A Resolução CVM 80 também estabelece que as obrigações de sigilo previstas no regulamento das câmaras arbitrais não devem se sobrepor ao cumprimento da nova obrigação regulatória, observadas as regras legalmente estabelecidas a respeito do sigilo dessas demandas.
A divulgação desse tipo de informação é um tema polêmico por si só. Em diversas ocasiões, esse tipo de demanda tramita em órgãos arbitrais institucionais que têm regras rígidas sobre o sigilo das causas. Isso, inclusive, pode ser considerado uma das razões que levam as companhias a preferir esse tipo de meio para administrar e resolver conflitos societários, dado o potencial lesivo que uma demanda societária tem para a imagem das companhias.
Sobre isso, a própria CVM cuidou de incluir seus argumentos quanto à questão do sigilo no edital de audiência pública, ressaltando que “os regulamentos das câmaras não podem contrariar dispositivos legais e regulamentares” e “que as obrigações de divulgação refletem preocupações centrais do regramento do mercado de capitais e não podem ser afastadas por convenções de arbitragem, regulamentos de câmaras arbitrais ou por qualquer outra convenção, respeitadas as hipóteses e observados os limites aplicáveis de sigilo decorrentes de lei”.
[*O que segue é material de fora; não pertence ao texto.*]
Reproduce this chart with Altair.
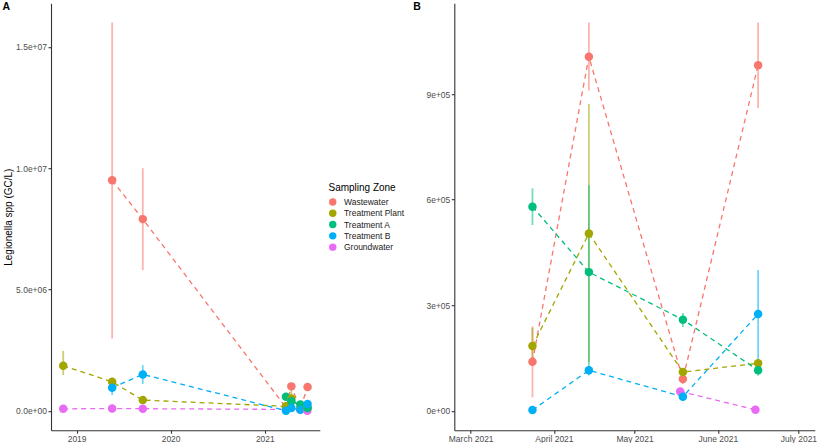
import altair as alt
import pandas as pd

zones = ["Wastewater", "Treatment Plant", "Treatment A", "Treatment B", "Groundwater"]
colors = ["#F8766D", "#A3A500", "#00BF7D", "#00B0F6", "#E76BF3"]

# Wastewater
ww_dates = ["2019-05-19", "2019-09-15", "2021-03-24", "2021-04-14", "2021-05-19", "2021-06-16"]
ww_vals = [9.5e6, 7.9e6, 1.39e5, 1.006e6, 0.9e5, 9.82e5]
ww_lo = [2.98e6, 5.8e6, 0.38e5, 0.91e6, 0.76e5, 8.6e5]
ww_hi = [16.0e6, 10.0e6, 2.40e5, 1.103e6, 1.04e5, 1.103e6]

# Treatment Plant
tp_dates = ["2018-11-10", "2019-05-19", "2019-09-15", "2021-03-24", "2021-04-14", "2021-05-19", "2021-06-16"]
tp_vals = [1.855e6, 1.195e6, 0.44e6, 1.84e5, 5.04e5, 1.10e5, 1.35e5]
tp_lo = [1.47e6, 1.12e6, 0.36e6, 1.41e5, 1.39e5, 1.0e5, 1.26e5]
tp_hi = [2.47e6, 1.27e6, 0.52e6, 2.36e5, 8.72e5, 1.2e5, 1.44e5]

# Treatment A
ta_dates = ["2021-03-24", "2021-04-14", "2021-05-19", "2021-06-16"]
ta_vals = [5.80e5, 3.94e5, 2.59e5, 1.15e5]
ta_lo = [5.28e5, 1.23e5, 2.38e5, 1.0e5]
ta_hi = [6.32e5, 6.41e5, 2.78e5, 1.32e5]

# Treatment B
tb_dates = ["2019-05-19", "2019-09-15", "2021-03-24", "2021-04-14", "2021-05-19", "2021-06-16"]
tb_vals = [0.95e6, 1.5e6, 2.0e3, 1.15e5, 4.0e4, 2.75e5]
tb_lo = [0.65e6, 1.1e6, 1.0e3, 1.0e5, 3.0e4, 1.27e5]
tb_hi = [1.27e6, 1.88e6, 3.0e3, 1.27e5, 5.0e4, 4.0e5]

# Groundwater
gw_dates = ["2018-11-10", "2019-05-19", "2019-09-15", "2021-05-18", "2021-06-15"]
gw_vals = [0.8e5, 0.9e5, 0.85e5, 5.5e4, 3.0e3]
gw_lo = [0.7e5, 0.8e5, 0.75e5, 5.0e4, 2.0e3]
gw_hi = [0.9e5, 1.0e5, 0.95e5, 6.0e4, 4.0e3]

series = [
    ("Wastewater", ww_dates, ww_vals, ww_lo, ww_hi),
    ("Treatment Plant", tp_dates, tp_vals, tp_lo, tp_hi),
    ("Treatment A", ta_dates, ta_vals, ta_lo, ta_hi),
    ("Treatment B", tb_dates, tb_vals, tb_lo, tb_hi),
    ("Groundwater", gw_dates, gw_vals, gw_lo, gw_hi),
]
rows = []
for z, d, v, lo, hi in series:
    for i in range(len(d)):
        rows.append({"zone": z, "zorder": zones.index(z), "date": d[i], "value": v[i], "lo": lo[i], "hi": hi[i]})
df = pd.DataFrame(rows).sort_values(["date", "zorder"]).reset_index(drop=True)
df_b = df[df["date"] >= "2021-01-01"].reset_index(drop=True)


def ms(s, shift_days=0.0):
    return int((pd.Timestamp(s, tz="UTC") + pd.Timedelta(days=shift_days)).value // 10**6)


FONT = "Liberation Sans"

H = 427


def panel(data, xdom, xvals, xfmt, ydom, yvals, yfmt, ytitle, width, label, legend):
    x = alt.X("date:T",
              scale=alt.Scale(type="utc", domain=xdom, nice=False),
              axis=alt.Axis(values=xvals, labelExpr="utcFormat(datum.value, '%s')" % xfmt,
                            title=None, labelFlush=False))
    yaxis_kwargs = dict(values=yvals,
                        labelExpr="replace(format(datum.value, '%s'), 'e+', 'e+0')" % yfmt,
                        labelFlush=False)
    if ytitle:
        yaxis_kwargs.update(title=ytitle, titleX=-43, titleY=H / 2, titleBaseline="middle",
                            titleAngle=-90, titleAlign="center")
    else:
        yaxis_kwargs.update(title=None)
    ysc = alt.Scale(domain=ydom, nice=False, zero=False)
    stroke_enc = alt.Stroke("zone:N", scale=alt.Scale(domain=zones, range=colors), legend=legend)
    base = alt.Chart(data)
    rules = base.mark_rule(strokeWidth=1.8, opacity=0.55).encode(
        x=x,
        y=alt.Y("lo:Q", scale=ysc, axis=alt.Axis(**yaxis_kwargs)),
        y2="hi:Q",
        stroke=stroke_enc,
    )
    lines = base.mark_line(strokeDash=[5, 4], strokeWidth=1.3).encode(
        x=x,
        y=alt.Y("value:Q", scale=ysc, axis=alt.Axis(**yaxis_kwargs)),
        stroke=stroke_enc,
        detail="zone:N",
    )
    pts = base.mark_circle(size=72, opacity=1).encode(
        x=x,
        y=alt.Y("value:Q", scale=ysc, axis=alt.Axis(**yaxis_kwargs)),
        color=alt.Color("zone:N", scale=alt.Scale(domain=zones, range=colors), legend=legend),
    )
    txt = alt.Chart(pd.DataFrame({"t": [label]})).mark_text(
        align="left", baseline="top", fontWeight="bold", fontSize=10.5, font=FONT, color="black"
    ).encode(text="t:N", x=alt.value(-48.5 if label == "A" else -41), y=alt.value(-0.8))
    return alt.layer(rules, lines, pts, txt).properties(width=width, height=H)


legend_a = alt.Legend(title="Sampling Zone", orient="none", legendX=277.5, legendY=179.5,
                      symbolType="circle", symbolSize=55, symbolStrokeWidth=0, symbolOpacity=1,
                      titleFontSize=10, titleFontWeight="normal", titleColor="black", titleFont=FONT,
                      titlePadding=5, labelFontSize=8.5, labelFont=FONT, labelColor="#1a1a1a",
                      labelOffset=7, rowPadding=2.3)

panel_a = panel(df,
                [ms("2018-11-10", -47.45), ms("2021-06-16", 47.45)],
                [ms("2019-01-01"), ms("2020-01-01"), ms("2021-01-01")], "%Y",
                [-0.8e6, 16.8e6], [0, 5e6, 1e7, 1.5e7], ".1e",
                "Legionella spp (GC/L)", 268.8, "A", legend_a)

panel_b = panel(df_b,
                [ms("2021-03-01", -6.1), ms("2021-07-01", 6.1)],
                [ms("2021-03-01"), ms("2021-04-01"), ms("2021-05-01"), ms("2021-06-01"), ms("2021-07-01")],
                "%B %Y",
                [-0.05515e6, 1.15815e6], [0, 3e5, 6e5, 9e5], ".0e",
                None, 360.5, "B", None)

chart = alt.hconcat(panel_a, panel_b, spacing=134.3, bounds="flush").resolve_scale(
    color="independent", stroke="independent"
).resolve_legend(
    color="independent", stroke="independent"
).properties(
    padding={"left": 2, "top": 2.2, "right": 0, "bottom": 0}
).configure_view(stroke=None).configure_axis(
    grid=False,
    domainColor="#333333", domainWidth=1.1,
    tickColor="#333333", tickWidth=1.1, tickSize=3,
    labelColor="#4D4D4D", labelFontSize=8.5, labelFont=FONT, labelPadding=1.5,
    titleFont=FONT, titleFontSize=10, titleFontWeight="normal", titleColor="black",
)

chart.save("out.html", embed_options={"renderer": "svg", "actions": False})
Em relação ao tema, as manifestações dos participantes, contidas no relatório da audiência pública da qual resultou a criação da obrigação (no sentido de que a confidencialidade da arbitragem também tem amparo legal e que um conjunto menor de informações deveria ser exigido de demandas sigilosas), já dão o tom das possíveis discussões em torno do conflito normativo entre as regras que estabelecem o sigilo das demandas arbitrais e a nova obrigação estabelecida pela CVM.
Apesar das polêmicas que envolvem o tema e que certamente ainda renderão discussões, a Resolução CVM 80 entrará em vigor em 2 de maio. A aplicação da nova obrigação de divulgar demandas societárias será compulsória para as demandas societárias instauradas a partir dessa data e facultativa para aquelas iniciadas antes da vigência da norma.